Choptank Chomp and Romp

About a month ago I got an invitation to go sailing. I said, “Yes”. Had I known the conditions would be cold, wet and blowing, I may have reconsidered. I’m glad I had only suspicions as the time. Romping along the Eastern Shore’s Choptank was a blast. We sailed on my buddy Kevin’s Catalina Capri 22 “Big T”, a nice design and good sail-er. We met up meet up with Phil, Doug and his Cornish Shrimper “Tidings”. The sheltered harbor had pleasure and work boats that caught our eye. The mix provides the town with a nice feel.

the schooner “Adventure”
Adventure again
Skipjack
Harbor mural

Outside the breakwater entrance, winds were a steady 20-24 mph with gusts near 30. The sail was lively.  Anxioous to see how Big T sailed, I hogged the tiller all the way into the Tred Avon where Tidings tried to overtake us under full motor, but alas Big T turned her head and rolled on ahead and turned the corner past Oxford’s Strand to visit Cutts and Case Boatyard up the creek there. One of the Cutts brothers, Ronnie, loaned us his truck to shop for track slides that had blown out earlier in the day. We took our time studying the many beautiful old wooden boats there.

A Ralph Wiley design
the piers
Fine catboat with inboard rudder

Heading back out the creek, we passed the motorboat Tidings again and sailed up the Tred Avon to Easton. Big T reached along.

motorboat “Tidings”
workboat at speed

We rafted up for a good dinner by Chef Doug. An after dinner snoot warmed us enough to shove off and anchor for the night. It was still blowing good. The next morning we found ourselves aground 100-150 yards downwind. Motoring failed to release the bottom, so we raised sail, hung from the shrouds and with a buff had enough healing moment to slip away. Breakfast was back rafted. Hot coffee was welcomed. A decision was to sail over to the Little Choptank. That was the last we saw of Doug, ship and crew.
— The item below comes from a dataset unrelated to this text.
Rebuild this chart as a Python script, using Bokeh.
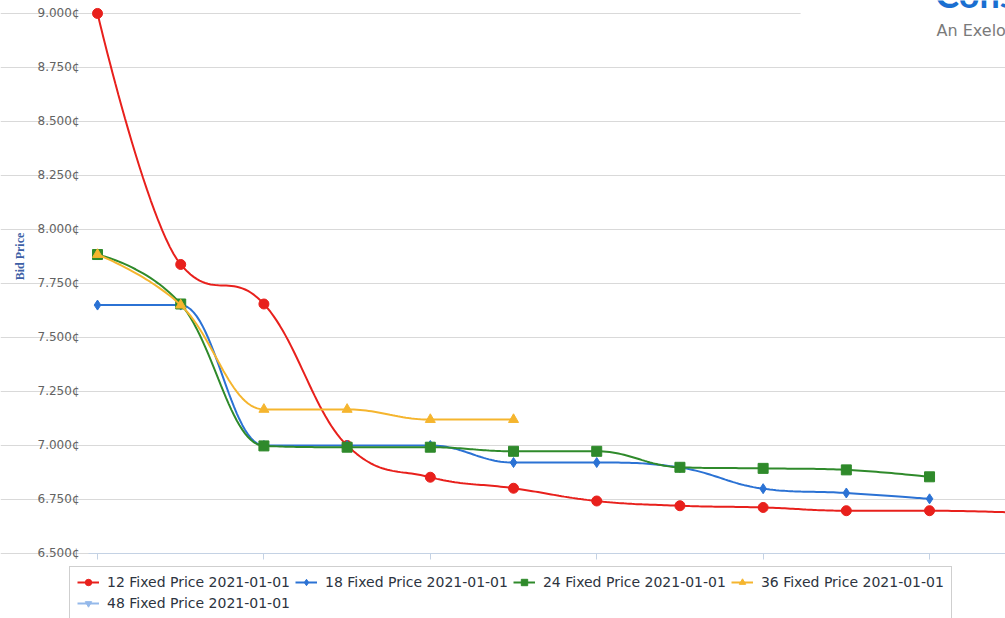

Over canvassed with the only reef in the main and a small jib we bashed into the Choptank. Soon we dropped the jib to carry on. With those 30 mph blows, we still had too much sail.

Choptank bashing

After a couple hours of wet and wild, we cracked off to head into San Domingo Creek. Since we never saw Doug and Phil venture out, we figured they had abandoned the plan early. Later Kevin was phoned that the journey had been made. We’ve yet to be given proof. It was a subject that kept Kevin awake throughout the night. I half thought he was ready to raise sail and go verify.

Back of St. Michaels
Workboats there
Good scenes

We touched bottom a couple times before settling on an anchorage. The sunset was quick and the cold dropped on us. I can’t recall what we had for dinner other than pumpkin pie. We retreated to sleeping bags and were likely out by 20:00. We did awake around midnight to have another taste of pie and yacked for maybe an hour. The likelihood of Doug and Phil getting to the Little Choptank without our noticing was of course revisited. Two deserts in one night is a good deal and aided in crashing until sunrise.

Early morn

Hot coffee and biscuits the next morning started us off as we had a wonderful early morning beat back down the creek into the Choptank and rolled home on a reach.

Cap’n Kevin

It was some exhilarating sailing, some fun conversations, and good pie! A great few days. Thanks Kevin!